DATA SHOWN
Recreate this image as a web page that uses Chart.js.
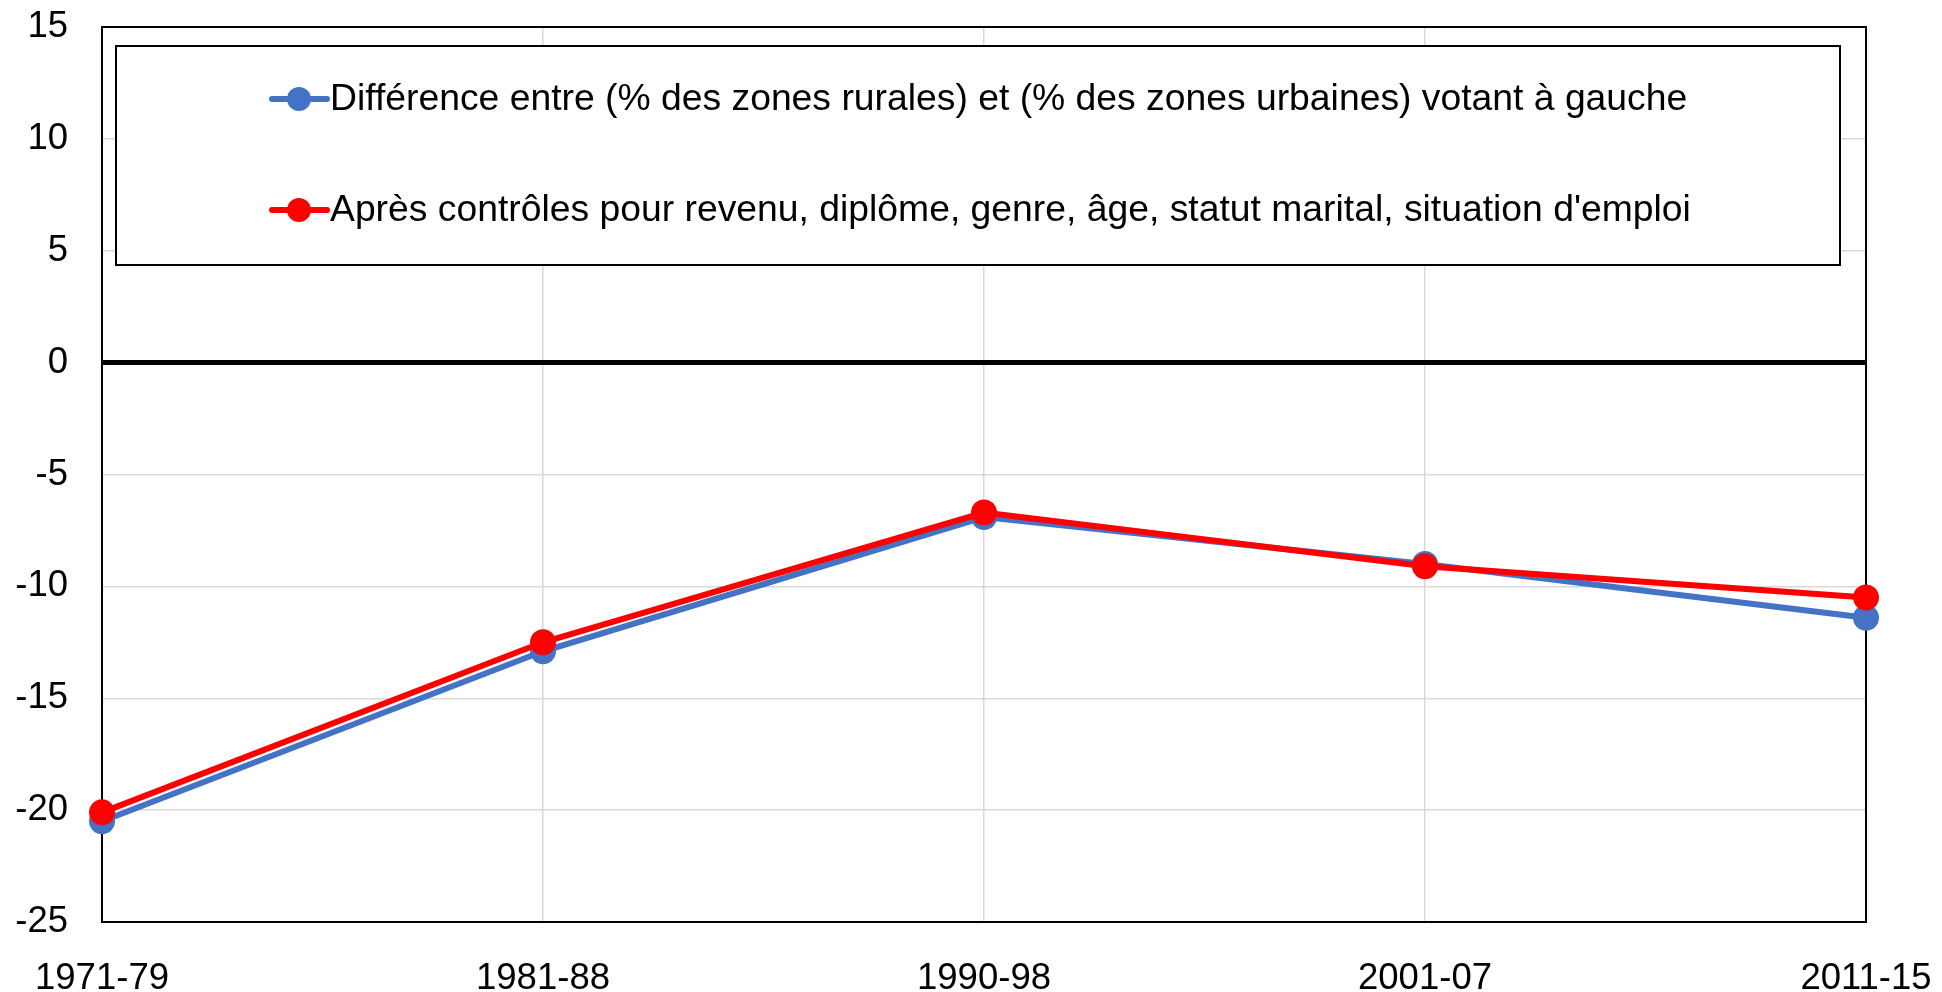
<!DOCTYPE html>
<html>
<head>
<meta charset="utf-8">
<script src="https://cdn.jsdelivr.net/npm/chart.js@4"></script>
<style>
  html, body { margin: 0; padding: 0; background: #fff; }
  #wrap { width: 1942px; height: 992px; }
</style>
</head>
<body>
<div id="wrap"><canvas id="myChart"></canvas></div>
<script>
// Data
const periods = ["1971-79", "1981-88", "1990-98", "2001-07", "2011-15"];
const rawGap = [-20.5, -12.9, -6.9, -9.0, -11.4];
const controlledGap = [-20.1, -12.5, -6.7, -9.1, -10.5];
const yTicks = [-25, -20, -15, -10, -5, 0, 5, 10, 15];

const labelRaw = "Différence entre (% des zones rurales) et (% des zones urbaines) votant à gauche";
const labelControlled = "Après contrôles pour revenu, diplôme, genre, âge, statut marital, situation d'emploi";

const fontFamily = "'Liberation Sans', Arial, sans-serif";

// Frame around the plot area (Excel style)
const frame = {
  id: "frame",
  beforeDatasetsDraw(chart) {
    const a = chart.chartArea;
    const c = chart.ctx;
    c.save();
    c.strokeStyle = "#000";
    c.lineWidth = 2;
    c.strokeRect(a.left, a.top, a.right - a.left, a.bottom - a.top);
    c.restore();
  },
};

// Legend box drawn inside the plot area
const boxLegend = {
  id: "boxLegend",
  afterDraw(chart) {
    const c = chart.ctx;
    const x0 = 116, y0 = 46, x1 = 1840, y1 = 265;
    c.save();
    c.fillStyle = "#fff";
    c.fillRect(x0, y0, x1 - x0, y1 - y0);
    c.strokeStyle = "#000";
    c.lineWidth = 2;
    c.strokeRect(x0, y0, x1 - x0, y1 - y0);

    const rows = chart.data.datasets.slice().sort((p, q) => p.legendRow - q.legendRow);
    const rowY = [99, 210];
    const mx = 272;
    c.font = "37.3px " + fontFamily;
    c.textBaseline = "middle";
    rows.forEach((ds, k) => {
      const y = rowY[k];
      c.strokeStyle = ds.borderColor;
      c.lineWidth = 6;
      c.lineCap = "round";
      c.beginPath();
      c.moveTo(mx, y);
      c.lineTo(mx + 55, y);
      c.stroke();
      c.fillStyle = ds.borderColor;
      c.beginPath();
      c.arc(mx + 27, y, 12, 0, Math.PI * 2);
      c.fill();
      c.fillStyle = "#000";
      c.fillText(ds.label, mx + 58, y + 1);
    });
    c.restore();
  },
};

const ctx = document.getElementById("myChart").getContext("2d");

new Chart(ctx, {
  type: "line",
  data: {
    labels: periods,
    datasets: [
      {
        label: labelRaw,
        data: rawGap,
        borderColor: "#4472C4",
        backgroundColor: "#4472C4",
        borderWidth: 6,
        pointRadius: 13,
        pointBorderWidth: 0,
        order: 1,
        legendRow: 0,
      },
      {
        label: labelControlled,
        data: controlledGap,
        borderColor: "#FF0000",
        backgroundColor: "#FF0000",
        borderWidth: 6,
        pointRadius: 13,
        pointBorderWidth: 0,
        order: 0,
        legendRow: 1,
      },
    ],
  },
  options: {
    responsive: true,
    maintainAspectRatio: false,
    animation: false,
    layout: { padding: { left: 0, right: 76, top: 27, bottom: 0 } },
    plugins: {
      legend: { display: false },
      tooltip: { enabled: false },
    },
    scales: {
      x: {
        offset: false,
        grid: { color: "#d9d9d9", lineWidth: 1.5, drawTicks: false },
        border: { display: true, color: "#000", width: 2 },
        ticks: {
          color: "#000",
          padding: 35,
          maxRotation: 0,
          font: { size: 36.5, family: fontFamily },
        },
        afterFit(scale) {
          scale.height = 70;
          scale.paddingLeft = 0;
          scale.paddingRight = 0;
        },
      },
      y: {
        min: -25,
        max: 15,
        afterBuildTicks(scale) { scale.ticks = yTicks.map(v => ({ value: v })); },
        grid: {
          color: c => (c.tick && c.tick.value === 0 ? "#000" : "#d9d9d9"),
          lineWidth: c => (c.tick && c.tick.value === 0 ? 5 : 1.5),
          drawTicks: false,
        },
        border: { display: true, color: "#000", width: 2 },
        ticks: {
          color: "#000",
          padding: 34,
          font: { size: 36.5, family: fontFamily },
        },
        afterFit(scale) {
          scale.width = 102;
          scale.paddingTop = 0;
          scale.paddingBottom = 0;
        },
      },
    },
  },
  plugins: [frame, boxLegend],
});
</script>
</body>
</html>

PROBLEM REQUIREMENTS
Copy out all the data exactly; skip the pictures.

FINISHED ANSWER
Recreate this image as a web page that uses Chart.js.
<!DOCTYPE html>
<html>
<head>
<meta charset="utf-8">
<script src="https://cdn.jsdelivr.net/npm/chart.js@4"></script>
<style>
  html, body { margin: 0; padding: 0; background: #fff; }
  #wrap { width: 1942px; height: 992px; }
</style>
</head>
<body>
<div id="wrap"><canvas id="myChart"></canvas></div>
<script>
// Data
const periods = ["1971-79", "1981-88", "1990-98", "2001-07", "2011-15"];
const rawGap = [-20.5, -12.9, -6.9, -9.0, -11.4];
const controlledGap = [-20.1, -12.5, -6.7, -9.1, -10.5];
const yTicks = [-25, -20, -15, -10, -5, 0, 5, 10, 15];

const labelRaw = "Différence entre (% des zones rurales) et (% des zones urbaines) votant à gauche";
const labelControlled = "Après contrôles pour revenu, diplôme, genre, âge, statut marital, situation d'emploi";

const fontFamily = "'Liberation Sans', Arial, sans-serif";

// Frame around the plot area (Excel style)
const frame = {
  id: "frame",
  beforeDatasetsDraw(chart) {
    const a = chart.chartArea;
    const c = chart.ctx;
    c.save();
    c.strokeStyle = "#000";
    c.lineWidth = 2;
    c.strokeRect(a.left, a.top, a.right - a.left, a.bottom - a.top);
    c.restore();
  },
};

// Legend box drawn inside the plot area
const boxLegend = {
  id: "boxLegend",
  afterDraw(chart) {
    const c = chart.ctx;
    const x0 = 116, y0 = 46, x1 = 1840, y1 = 265;
    c.save();
    c.fillStyle = "#fff";
    c.fillRect(x0, y0, x1 - x0, y1 - y0);
    c.strokeStyle = "#000";
    c.lineWidth = 2;
    c.strokeRect(x0, y0, x1 - x0, y1 - y0);

    const rows = chart.data.datasets.slice().sort((p, q) => p.legendRow - q.legendRow);
    const rowY = [99, 210];
    const mx = 272;
    c.font = "37.3px " + fontFamily;
    c.textBaseline = "middle";
    rows.forEach((ds, k) => {
      const y = rowY[k];
      c.strokeStyle = ds.borderColor;
      c.lineWidth = 6;
      c.lineCap = "round";
      c.beginPath();
      c.moveTo(mx, y);
      c.lineTo(mx + 55, y);
      c.stroke();
      c.fillStyle = ds.borderColor;
      c.beginPath();
      c.arc(mx + 27, y, 12, 0, Math.PI * 2);
      c.fill();
      c.fillStyle = "#000";
      c.fillText(ds.label, mx + 58, y + 1);
    });
    c.restore();
  },
};

const ctx = document.getElementById("myChart").getContext("2d");

new Chart(ctx, {
  type: "line",
  data: {
    labels: periods,
    datasets: [
      {
        label: labelRaw,
        data: rawGap,
        borderColor: "#4472C4",
        backgroundColor: "#4472C4",
        borderWidth: 6,
        pointRadius: 13,
        pointBorderWidth: 0,
        order: 1,
        legendRow: 0,
      },
      {
        label: labelControlled,
        data: controlledGap,
        borderColor: "#FF0000",
        backgroundColor: "#FF0000",
        borderWidth: 6,
        pointRadius: 13,
        pointBorderWidth: 0,
        order: 0,
        legendRow: 1,
      },
    ],
  },
  options: {
    responsive: true,
    maintainAspectRatio: false,
    animation: false,
    layout: { padding: { left: 0, right: 76, top: 27, bottom: 0 } },
    plugins: {
      legend: { display: false },
      tooltip: { enabled: false },
    },
    scales: {
      x: {
        offset: false,
        grid: { color: "#d9d9d9", lineWidth: 1.5, drawTicks: false },
        border: { display: true, color: "#000", width: 2 },
        ticks: {
          color: "#000",
          padding: 35,
          maxRotation: 0,
          font: { size: 36.5, family: fontFamily },
        },
        afterFit(scale) {
          scale.height = 70;
          scale.paddingLeft = 0;
          scale.paddingRight = 0;
        },
      },
      y: {
        min: -25,
        max: 15,
        afterBuildTicks(scale) { scale.ticks = yTicks.map(v => ({ value: v })); },
        grid: {
          color: c => (c.tick && c.tick.value === 0 ? "#000" : "#d9d9d9"),
          lineWidth: c => (c.tick && c.tick.value === 0 ? 5 : 1.5),
          drawTicks: false,
        },
        border: { display: true, color: "#000", width: 2 },
        ticks: {
          color: "#000",
          padding: 34,
          font: { size: 36.5, family: fontFamily },
        },
        afterFit(scale) {
          scale.width = 102;
          scale.paddingTop = 0;
          scale.paddingBottom = 0;
        },
      },
    },
  },
  plugins: [frame, boxLegend],
});
</script>
</body>
</html>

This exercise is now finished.